I can describe it best by the feelings it invokes.

Into the Sun reminds me of my early music listening years. The early MTV years when you would expose yourself to different forms of music partly because MTV was the only choice. Radio, in Iowa at least, was still very focused on a narrow lane of classic rock and contemporary pop. MTV got around the lanes. We’d never hear them on the radio, but we could see the Split Enz, Flock of Seagulls, Devo. It reminds me of that weird album you’re weird friend could only have turned you onto and you loved them for it, both for exposing you to something new and for being the only one who could’ve done that. It reminds me of local Des Moines punk scene. The Hallowmen. The Cursing Birds. Groups that don’t exist anywhere except the memory of those who survived the era.

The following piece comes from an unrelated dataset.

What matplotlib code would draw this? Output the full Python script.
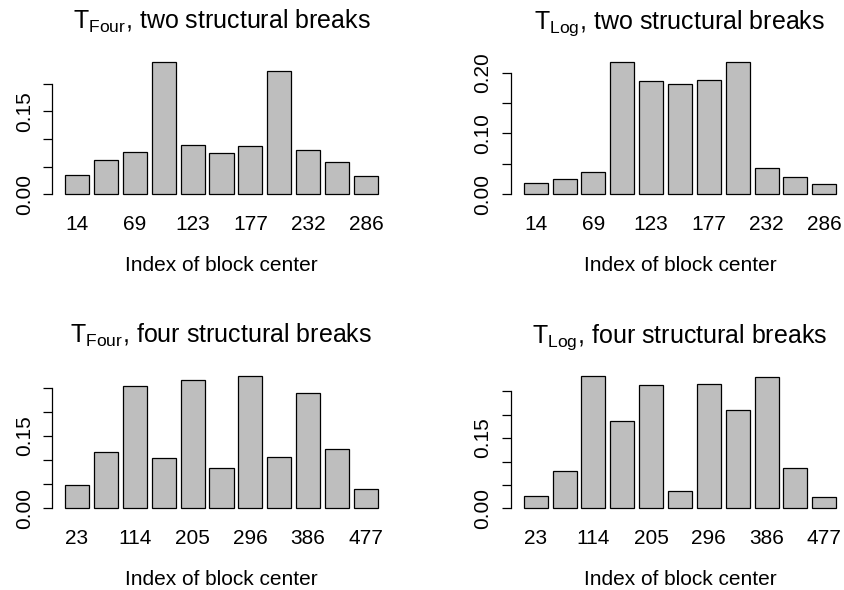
"""Block-center barplots for T_Four / T_Log under two and four structural breaks."""

import matplotlib

matplotlib.use("Agg")
import matplotlib.pyplot as plt

plt.rcParams["font.family"] = ["Liberation Sans", "DejaVu Sans"]
plt.rcParams["mathtext.default"] = "regular"

# --- data ---
titles = [
    r"$T_{Four}$, two structural breaks",
    r"$T_{Log}$, two structural breaks",
    r"$T_{Four}$, four structural breaks",
    r"$T_{Log}$, four structural breaks",
]
two_names = ["14", "", "69", "", "123", "", "177", "", "232", "", "286"]
four_names = ["23", "", "114", "", "205", "", "296", "", "386", "", "477"]

four_two = [0.034, 0.062, 0.076, 0.240, 0.089, 0.074, 0.087, 0.223, 0.080, 0.058, 0.033]
log_two = [0.0175, 0.025, 0.037, 0.2175, 0.186, 0.182, 0.187, 0.2175, 0.043, 0.028, 0.016]
four_four = [0.049, 0.117, 0.2535, 0.104, 0.267, 0.084, 0.275, 0.107, 0.240, 0.124, 0.040]
log_four = [0.026, 0.079, 0.2834, 0.1875, 0.264, 0.038, 0.266, 0.2095, 0.280, 0.086, 0.025]

yticks_two_four = [0.0, 0.05, 0.10, 0.15, 0.20]
ylabels_two_four = ["0.00", "", "", "0.15", ""]
yticks_two_log = [0.0, 0.05, 0.10, 0.15, 0.20]
ylabels_two_log = ["0.00", "", "0.10", "", "0.20"]
yticks_four = [0.0, 0.05, 0.10, 0.15, 0.20, 0.25]
ylabels_four = ["0.00", "", "", "0.15", "", ""]

panels = [
    (four_two, two_names, yticks_two_four, ylabels_two_four),
    (log_two, two_names, yticks_two_log, ylabels_two_log),
    (four_four, four_names, yticks_four, ylabels_four),
    (log_four, four_names, yticks_four, ylabels_four),
]

W, H = 845, 590
fig = plt.figure(figsize=(W / 100, H / 100), dpi=100)

# plot regions in pixels: (left, top, right, bottom)
boxes = [
    (52.5, 56.7, 390.5, 199.3),
    (511.2, 56.7, 848.8, 199.3),
    (52.5, 370.4, 390.5, 513.6),
    (511.2, 370.4, 848.8, 513.6),
]

for (vals, names, yt, yl), title, (l, t, r, b) in zip(panels, titles, boxes):
    ax = fig.add_axes([l / W, 1 - b / H, (r - l) / W, (b - t) / H])
    n = len(vals)
    x = [0.7 + 1.2 * i for i in range(n)]  # R barplot: width 1, space 0.2
    ax.bar(x, vals, width=1.0, color="#bebebe", edgecolor="black", linewidth=0.9)
    span = x[-1] + 0.5 - 0.2
    ax.set_xlim(0.2 - 0.04 * span, x[-1] + 0.5 + 0.04 * span)
    top = max(vals)
    ax.set_ylim(-0.04 * top, 1.04 * top)

    ax.set_xticks(x, names, fontsize=15)
    ax.set_yticks(yt, yl, fontsize=15)
    ax.tick_params(axis="x", length=0, pad=11)
    ax.tick_params(axis="y", length=6.5, width=0.9, pad=7, labelrotation=90)
    for lab in ax.get_yticklabels():
        lab.set_va("center")

    for s in ("top", "right", "bottom"):
        ax.spines[s].set_visible(False)
    ax.spines["left"].set_bounds(yt[0], yt[-1])
    ax.spines["left"].set_linewidth(0.9)

    ax.set_xlabel("Index of block center", fontsize=15, labelpad=16)
    ax.set_title(title, fontsize=18, pad=20)

fig.savefig("out.png", dpi=100)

Into the Sun reminds me of the teenage days when you would listen to everything. You had the patience. You had the awareness that the world in full was way bigger than the world you’ve seen so far. And out of nowhere you would find that one thing. Maybe no one would even show it to you. You’d find it yourself by some form of odd destiny. That one thing that sounded nothing like anything you had heard before, but damn, it had to have been written for you! This was your thing now. This was you.

Into the Sun reminds me of early Pink Floyd. The playful, experimental approach of Syd Barrett but here with compositional sanity.

Into the Sun reminds me of the importance of making art. Of consuming art. Of experiencing. It reminds me to get going before our sun arrives.